# [WHAT IS EXPECTED]
Leave the pictures out. Return all other data exactly.
═══ DATA PROVIDED
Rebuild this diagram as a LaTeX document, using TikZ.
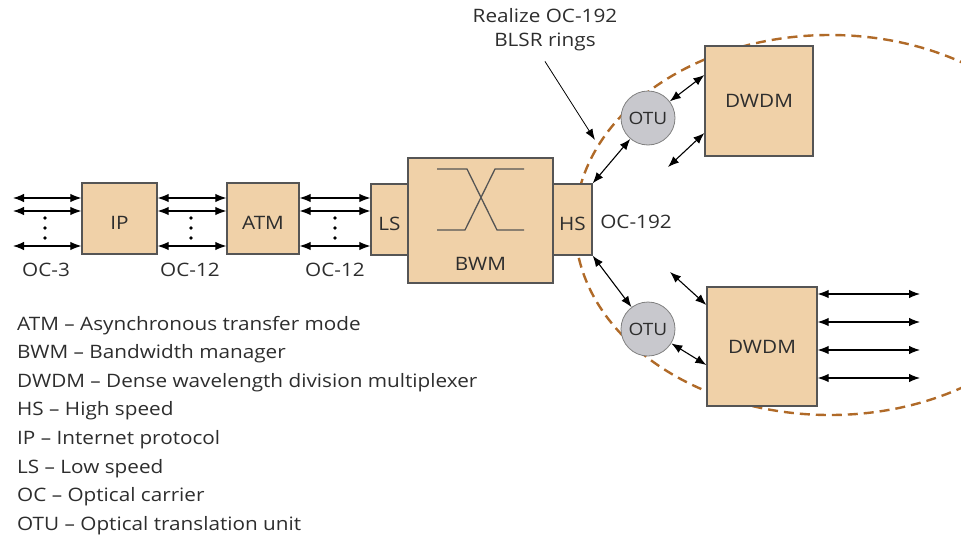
\documentclass[tikz,border=0pt]{standalone}
\usepackage{fontspec}
\setmainfont[FakeStretch=1.12]{Open Sans}
\usepackage{tikz}
\usetikzlibrary{
  arrows.meta,
  positioning
}
\definecolor{boxtan}{RGB}{240,209,168}
\definecolor{boxedge}{RGB}{85,85,85}
\definecolor{otugray}{RGB}{200,200,205}
\definecolor{ringbrown}{RGB}{176,106,40}
\definecolor{inkgray}{RGB}{45,45,45}

\begin{document}
\begin{tikzpicture}[x=1pt,y=-1pt,
  unit/.style={draw=boxedge,line width=1.3pt,fill=boxtan,inner sep=0pt,
    text=inkgray,font=\fontsize{18.5}{22}\selectfont},
  lowtext/.style={text height=21pt,text depth=0pt},
  otu/.style={circle,draw=black!50,line width=0.8pt,fill=otugray,
    minimum size=54pt,inner sep=0pt,text=inkgray,font=\fontsize{17}{20}\selectfont},
  link/.style={black,line width=1.1pt,
    {Latex[length=11pt,width=8.5pt]}-{Latex[length=11pt,width=8.5pt]}},
  lbl/.style={text=inkgray,inner sep=0pt,font=\fontsize{18.5}{22}\selectfont}]
  \useasboundingbox (0,0) rectangle (961,538);

  \begin{scope}
    \clip (0,0) rectangle (961,538);
    \draw[ringbrown,line width=2.4pt,dash pattern=on 10pt off 6pt]
      (830,225) ellipse [x radius=255pt,y radius=190pt];
  \end{scope}

  \node[unit,lowtext,minimum width=75pt,minimum height=71pt] (ip) at (119.5,218.5) {IP};
  \node[unit,lowtext,minimum width=72pt,minimum height=71pt] (atm) at (263,218.5) {ATM};
  \node[unit,lowtext,minimum width=37pt,minimum height=71pt] (ls) at (389.5,219.5) {LS};
  \node[unit,lowtext,minimum width=39pt,minimum height=71pt] (hs) at (572.5,219.5) {HS};
  \node[unit,minimum width=145pt,minimum height=125pt] (bwm) at (480.5,220.5) {};
  \node[lbl,above=13pt of bwm.south] (bwmname) {BWM};
  \draw[boxedge,line width=1.3pt] (437,169) -- (467,169) -- (497,230) -- (524,230);
  \draw[boxedge,line width=1.3pt] (437,230) -- (465,230) -- (495,169) -- (524,169);

  \node[otu] (otuA) at (648,118) {OTU};
  \node[otu] (otuB) at (648,329) {OTU};
  \node[unit,minimum width=108pt,minimum height=110pt] (dwdmA) at (759,101) {DWDM};
  \node[unit,minimum width=110pt,minimum height=119pt] (dwdmB) at (762,346.5) {DWDM};

  \node[lbl] (oc3) at (46,270) {OC-3};
  \node[lbl] (oc12a) at (190,270) {OC-12};
  \node[lbl] (oc12b) at (335,270) {OC-12};
  \node[lbl] (oc192) at (636,222) {OC-192};
  \node[lbl,align=center,font=\fontsize{18.5}{24}\selectfont] (realize) at (545,30)
    {Realize OC-192\\BLSR rings};

  \foreach \y in {198,211,246} {
    \draw[link] (13,\y) -- (ip.west |- 0,\y);
    \draw[link] (ip.east |- 0,\y) -- (atm.west |- 0,\y);
    \draw[link] (atm.east |- 0,\y) -- (ls.west |- 0,\y);
  }
  \foreach \x in {45,191,335}
    \foreach \d in {218,228,238}
      \fill[black] (\x,\d) circle (1.9pt);

  \coordinate (spareA) at (668,167);
  \coordinate (spareB) at (670,272);
  \coordinate (ringpt) at (595,140);
  \draw[link] (hs.north east) -- (otuA);
  \draw[link] (otuA) -- ([yshift=26pt]dwdmA.west);
  \draw[link] ([yshift=-32pt]dwdmA.west) -- (spareA);
  \draw[link] (hs.south east) -- (otuB);
  \draw[link] (spareB) -- ([yshift=41.5pt]dwdmB.west);
  \draw[link] (otuB) -- ([yshift=-18.5pt]dwdmB.west);
  \foreach \y in {294,322,350,378}
    \draw[link] (dwdmB.east |- 0,\y) -- (920,\y);
  \draw[black,line width=0.8pt,-{Latex[length=11pt,width=8pt]}]
    ([yshift=-10pt]realize.south) -- (ringpt);

  \foreach \abbr/\txt [count=\i from 0] in {ATM/Asynchronous transfer mode,
      BWM/Bandwidth manager,DWDM/Dense wavelength division multiplexer,
      HS/High speed,IP/Internet protocol,LS/Low speed,OC/Optical carrier,
      OTU/Optical translation unit}
    \node[lbl,anchor=base west] (key\i) at (17,{330+28.6*\i}) {\abbr\ – \txt};
\end{tikzpicture}
\end{document}
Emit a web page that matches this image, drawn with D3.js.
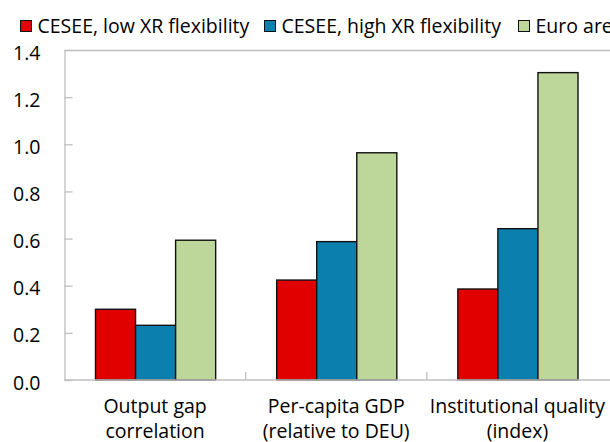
══════
# [SOLUTION TO THIS TASK]
Rebuild this diagram as a LaTeX document, using TikZ.
\documentclass[tikz,border=0pt]{standalone}
\usepackage{fontspec}
\setmainfont[FakeStretch=1.12]{Open Sans}
\usepackage{tikz}
\usetikzlibrary{
  arrows.meta,
  positioning
}
\definecolor{boxtan}{RGB}{240,209,168}
\definecolor{boxedge}{RGB}{85,85,85}
\definecolor{otugray}{RGB}{200,200,205}
\definecolor{ringbrown}{RGB}{176,106,40}
\definecolor{inkgray}{RGB}{45,45,45}

\begin{document}
\begin{tikzpicture}[x=1pt,y=-1pt,
  unit/.style={draw=boxedge,line width=1.3pt,fill=boxtan,inner sep=0pt,
    text=inkgray,font=\fontsize{18.5}{22}\selectfont},
  lowtext/.style={text height=21pt,text depth=0pt},
  otu/.style={circle,draw=black!50,line width=0.8pt,fill=otugray,
    minimum size=54pt,inner sep=0pt,text=inkgray,font=\fontsize{17}{20}\selectfont},
  link/.style={black,line width=1.1pt,
    {Latex[length=11pt,width=8.5pt]}-{Latex[length=11pt,width=8.5pt]}},
  lbl/.style={text=inkgray,inner sep=0pt,font=\fontsize{18.5}{22}\selectfont}]
  \useasboundingbox (0,0) rectangle (961,538);

  \begin{scope}
    \clip (0,0) rectangle (961,538);
    \draw[ringbrown,line width=2.4pt,dash pattern=on 10pt off 6pt]
      (830,225) ellipse [x radius=255pt,y radius=190pt];
  \end{scope}

  \node[unit,lowtext,minimum width=75pt,minimum height=71pt] (ip) at (119.5,218.5) {IP};
  \node[unit,lowtext,minimum width=72pt,minimum height=71pt] (atm) at (263,218.5) {ATM};
  \node[unit,lowtext,minimum width=37pt,minimum height=71pt] (ls) at (389.5,219.5) {LS};
  \node[unit,lowtext,minimum width=39pt,minimum height=71pt] (hs) at (572.5,219.5) {HS};
  \node[unit,minimum width=145pt,minimum height=125pt] (bwm) at (480.5,220.5) {};
  \node[lbl,above=13pt of bwm.south] (bwmname) {BWM};
  \draw[boxedge,line width=1.3pt] (437,169) -- (467,169) -- (497,230) -- (524,230);
  \draw[boxedge,line width=1.3pt] (437,230) -- (465,230) -- (495,169) -- (524,169);

  \node[otu] (otuA) at (648,118) {OTU};
  \node[otu] (otuB) at (648,329) {OTU};
  \node[unit,minimum width=108pt,minimum height=110pt] (dwdmA) at (759,101) {DWDM};
  \node[unit,minimum width=110pt,minimum height=119pt] (dwdmB) at (762,346.5) {DWDM};

  \node[lbl] (oc3) at (46,270) {OC-3};
  \node[lbl] (oc12a) at (190,270) {OC-12};
  \node[lbl] (oc12b) at (335,270) {OC-12};
  \node[lbl] (oc192) at (636,222) {OC-192};
  \node[lbl,align=center,font=\fontsize{18.5}{24}\selectfont] (realize) at (545,30)
    {Realize OC-192\\BLSR rings};

  \foreach \y in {198,211,246} {
    \draw[link] (13,\y) -- (ip.west |- 0,\y);
    \draw[link] (ip.east |- 0,\y) -- (atm.west |- 0,\y);
    \draw[link] (atm.east |- 0,\y) -- (ls.west |- 0,\y);
  }
  \foreach \x in {45,191,335}
    \foreach \d in {218,228,238}
      \fill[black] (\x,\d) circle (1.9pt);

  \coordinate (spareA) at (668,167);
  \coordinate (spareB) at (670,272);
  \coordinate (ringpt) at (595,140);
  \draw[link] (hs.north east) -- (otuA);
  \draw[link] (otuA) -- ([yshift=26pt]dwdmA.west);
  \draw[link] ([yshift=-32pt]dwdmA.west) -- (spareA);
  \draw[link] (hs.south east) -- (otuB);
  \draw[link] (spareB) -- ([yshift=41.5pt]dwdmB.west);
  \draw[link] (otuB) -- ([yshift=-18.5pt]dwdmB.west);
  \foreach \y in {294,322,350,378}
    \draw[link] (dwdmB.east |- 0,\y) -- (920,\y);
  \draw[black,line width=0.8pt,-{Latex[length=11pt,width=8pt]}]
    ([yshift=-10pt]realize.south) -- (ringpt);

  \foreach \abbr/\txt [count=\i from 0] in {ATM/Asynchronous transfer mode,
      BWM/Bandwidth manager,DWDM/Dense wavelength division multiplexer,
      HS/High speed,IP/Internet protocol,LS/Low speed,OC/Optical carrier,
      OTU/Optical translation unit}
    \node[lbl,anchor=base west] (key\i) at (17,{330+28.6*\i}) {\abbr\ – \txt};
\end{tikzpicture}
\end{document}
Emit a web page that matches this image, drawn with D3.js.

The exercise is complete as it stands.